Tuesday 3 September 2013

Videogame Review - The Last of Us

The developers behind the excellent Uncharted series, Naughty Dog, bring us their new IP. It’s a story of survival, and is also one of the most emotional gaming experiences I’ve had.


The prologue immediately grabs your attention. Set several years before the outbreak, you play as Joel's daughter Sarah as the event of the disaster unfold around her perspective. Its a very significant set piece us it show how unprepared the people where the infection hit. You can feel the chaos in the background as Joel, his brother and Sarah try to escape. Only more tragic as you watch Joel loss Sarah his arm after a collision. This sets up Joel’s primary flaw of having unresolved issues with loss after the death of his beloved daughter.  A few hours later Joel is paired up with the games second emotionally flawed protagonist in Ellie. We eventually find out that Ellie may be the only person to ever develop an immunity to the infection, and Joel is pressured by multiple interwoven events into escorting her from Boston to Colorado. Predictably the job goes south and soon Joel and Ellie are moving across the country from one city to another just trying to survive. Along the way they encounter hostile soldiers, murderous bandits, and of course the infected.



The story is possibly the greatest aspect of the game. It is well structured as each season acts like a chapter. I found that the story works well because it contains some of the most well rounded characters crafted in gaming. All the characters in the game felt so real and that each of them had faced real emotional problems from the world they live in now. Naughty Dog have uniquely captured the fragility of our society and demonstrated the brutality that some people are capable of. They made the real threat to the main characters of The Last of Us are not the infected but the humans that have survived.



Shamefully I did find the controls odd at first, but once you get a hang of them you feel like you have spent the last twenty years doing just this, and become scarily good at sneaking past the mutated fungus people. There is a decent amount of choice in the route or strategy you choose to take while going through this game. Depending on how you play it, it can be either a run-and-gun experience or a tense test of your nerves depending on the situation. My main strategy was generally going in guns a blazing. The game does encourage the stealthy approach but Naughty Dog made sure that the non-stealthy approach was still viable.

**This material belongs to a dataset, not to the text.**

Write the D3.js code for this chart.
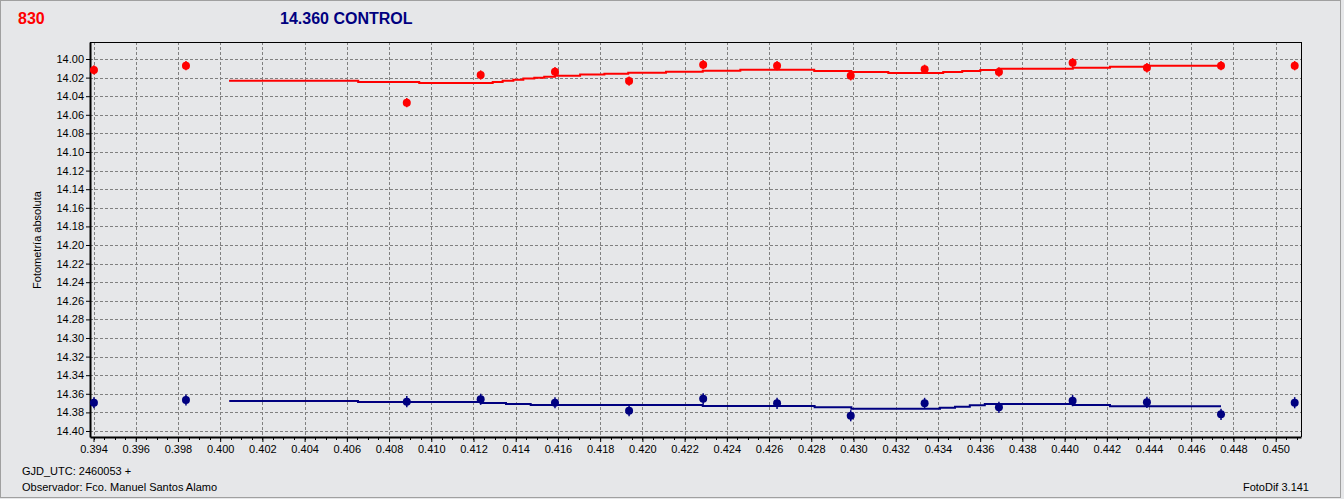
<!DOCTYPE html>
<html><head><meta charset="utf-8">
<script src="https://cdn.jsdelivr.net/npm/d3@7"></script>
<style>
html,body{margin:0;padding:0;background:#e6e7e9;}
svg{display:block;}
text{font-family:"Liberation Sans",Arial,sans-serif;}
</style></head>
<body>
<svg id="c" width="1344" height="499"></svg>
<script>
// ---- data ----
const xTicks = [0.394,0.396,0.398,0.400,0.402,0.404,0.406,0.408,0.410,0.412,0.414,0.416,0.418,0.420,0.422,0.424,0.426,0.428,0.430,0.432,0.434,0.436,0.438,0.440,0.442,0.444,0.446,0.448,0.450];
const yTicks = [14.00,14.02,14.04,14.06,14.08,14.10,14.12,14.14,14.16,14.18,14.20,14.22,14.24,14.26,14.28,14.30,14.32,14.34,14.36,14.38,14.40];
const obsX = [0.39402,0.39838,0.40884,0.41234,0.41586,0.41937,0.42288,0.42638,0.42987,0.43337,0.43689,0.44038,0.44390,0.44741,0.45090];
const varMag = [14.0118,14.0072,14.0470,14.0172,14.0137,14.0237,14.0061,14.0072,14.0180,14.0111,14.0140,14.0040,14.0094,14.0072,14.0072];
const varErr = [0.005,0.005,0.005,0.005,0.005,0.005,0.005,0.005,0.005,0.005,0.005,0.005,0.005,0.005,0.005];
const ctlMag = [14.3696,14.3667,14.3685,14.3659,14.3696,14.3782,14.3653,14.3703,14.3836,14.3703,14.3746,14.3674,14.3692,14.3821,14.3696];
const ctlErr = [0.006,0.006,0.006,0.006,0.006,0.006,0.006,0.006,0.006,0.006,0.006,0.006,0.006,0.006,0.006];
// smoothed (stepped) curves
const varLineX = [0.40042,0.40654,0.40943,0.41291,0.41338,0.41389,0.41436,0.41488,0.41535,0.41586,0.41705,0.41820,0.41933,0.42112,0.42286,0.42464,0.42814,0.42990,0.43165,0.43425,0.43515,0.43601,0.43687,0.44039,0.44215,0.44390,0.44741];
const varLineY = [14.0233,14.0247,14.0258,14.0247,14.0233,14.0222,14.0211,14.0201,14.0190,14.0179,14.0168,14.0158,14.0147,14.0136,14.0126,14.0115,14.0129,14.0140,14.0151,14.0140,14.0129,14.0118,14.0104,14.0094,14.0083,14.0072,14.0072];
const ctlLineX = [0.40043,0.40653,0.41234,0.41354,0.41471,0.42286,0.42816,0.42990,0.43410,0.43481,0.43551,0.43622,0.44039,0.44215,0.44741];
const ctlLineY = [14.3677,14.3688,14.3699,14.3710,14.3720,14.3731,14.3745,14.3760,14.3750,14.3739,14.3724,14.3710,14.3720,14.3735,14.3735];

const svg = d3.select("#c");
const L=90, R=1301, T=42, B=437;
const x = d3.scaleLinear().domain([0.393834,0.451199]).range([L,R]);
const y = d3.scaleLinear().domain([13.98172,14.40646]).range([T,B]);

// outer frame
svg.append("rect").attr("x",0.5).attr("y",0.5).attr("width",1340).attr("height",497)
  .attr("fill","#e6e7e9").attr("stroke","#a0a0a0");

// grid
const grid = svg.append("g").attr("stroke","#808080").attr("stroke-dasharray","3,2").attr("stroke-width",1);
xTicks.forEach(v=>grid.append("line").attr("x1",Math.round(x(v))+0.5).attr("x2",Math.round(x(v))+0.5).attr("y1",T).attr("y2",B));
yTicks.forEach(v=>grid.append("line").attr("y1",Math.round(y(v))+0.5).attr("y2",Math.round(y(v))+0.5).attr("x1",L).attr("x2",R));

// frame top/right thin
svg.append("line").attr("x1",L).attr("x2",R+0.5).attr("y1",T+0.5).attr("y2",T+0.5).attr("stroke","#000");
svg.append("line").attr("x1",R+0.5).attr("x2",R+0.5).attr("y1",T).attr("y2",B).attr("stroke","#000");

// axes
const minor = d3.range(0,57*4+1).map(i=>0.394+i*0.0005).filter(v=>v<=0.4512);
const xAxis = d3.axisBottom(x).tickValues(xTicks).tickFormat(d3.format(".3f")).tickSize(5).tickSizeOuter(0);
const gx = svg.append("g").attr("transform",`translate(0,${B})`).call(xAxis);
gx.select(".domain").attr("stroke","#000").attr("stroke-width",2);
gx.selectAll(".tick text").attr("font-size",11).attr("fill","#000").attr("dy","0.9em").attr("y",6);
gx.selectAll(".tick line").attr("stroke","#000");
const gm = svg.append("g");
minor.forEach(v=>gm.append("line").attr("x1",Math.round(x(v))+0.5).attr("x2",Math.round(x(v))+0.5).attr("y1",B).attr("y2",B+3).attr("stroke","#000"));

const yAxis = d3.axisLeft(y).tickValues(yTicks).tickFormat(d3.format(".2f")).tickSize(4).tickSizeOuter(0);
const gy = svg.append("g").attr("transform",`translate(${L},0)`).call(yAxis);
gy.select(".domain").attr("stroke","#000").attr("stroke-width",2);
gy.selectAll(".tick text").attr("font-size",11).attr("fill","#000").attr("x",-6);
gy.selectAll(".tick line").attr("stroke","#000");

// lines
function stepLine(xs,ys,color){
  const pts = xs.map((v,i)=>[x(v),y(ys[i])]);
  svg.append("path").attr("d",d3.line().curve(d3.curveStepAfter)(pts))
    .attr("fill","none").attr("stroke",color).attr("stroke-width",2);
}
stepLine(varLineX,varLineY,"#ff0000");
stepLine(ctlLineX,ctlLineY,"#000080");

// points
function pts(mags,errs,color){
  const g = svg.append("g");
  obsX.forEach((v,i)=>{
    g.append("line").attr("x1",x(v)).attr("x2",x(v)).attr("y1",y(mags[i]-errs[i])).attr("y2",y(mags[i]+errs[i]))
      .attr("stroke",color).attr("stroke-width",1.5);
    g.append("circle").attr("cx",x(v)).attr("cy",y(mags[i])).attr("r",4).attr("fill",color);
  });
}
pts(varMag,varErr,"#ff0000");
pts(ctlMag,ctlErr,"#000080");

// titles
svg.append("text").attr("x",18).attr("y",24).attr("font-size",16).attr("font-weight","bold").attr("fill","#ff0000").text("830");
svg.append("text").attr("x",280).attr("y",24).attr("font-size",16).attr("font-weight","bold").attr("fill","#000080").text("14.360 CONTROL");
svg.append("text").attr("transform","translate(41,240) rotate(-90)").attr("text-anchor","middle").attr("font-size",11).attr("fill","#000").text("Fotometría absoluta");
svg.append("text").attr("x",22).attr("y",475).attr("font-size",11).attr("fill","#000").text("GJD_UTC: 2460053 +");
svg.append("text").attr("x",22).attr("y",491).attr("font-size",11).attr("fill","#000").text("Observador: Fco. Manuel Santos Alamo");
svg.append("text").attr("x",1309).attr("y",491).attr("text-anchor","end").attr("font-size",11).attr("fill","#000").text("FotoDif 3.141");
</script>
</body></html>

What annoyed me was the hit and miss detection system of the enemies. I would wait patiently for the perfect moment to stealthily move past an enemy, only to be discovered by the eagle eyes of the enemies that could distinguish seeing my hair from behind cover. Then other times they'll ignore you as I stuck my whole head out of cover to check the situation. This doesn't really cross over to the infected , because their sections are mostly based off of how much sound you make. Every time I encountered one of the infected I was terrified by the fact that any screw up meant instant death. The game doesn’t hold back in showing just what the consequences of failure are. My run and gun approach meant I got to see these rather nasty deaths a fair bit. These are small nitpicks though.


I enjoyed watching Ellie and Joel go from wary strangers to trusting friends. I think it’s a triumph of writing, performance, and technology. This is a game that will leave a lasting impression on you long after you have finished.


The Last Of Us is up there as being one of the best games I’ve ever played.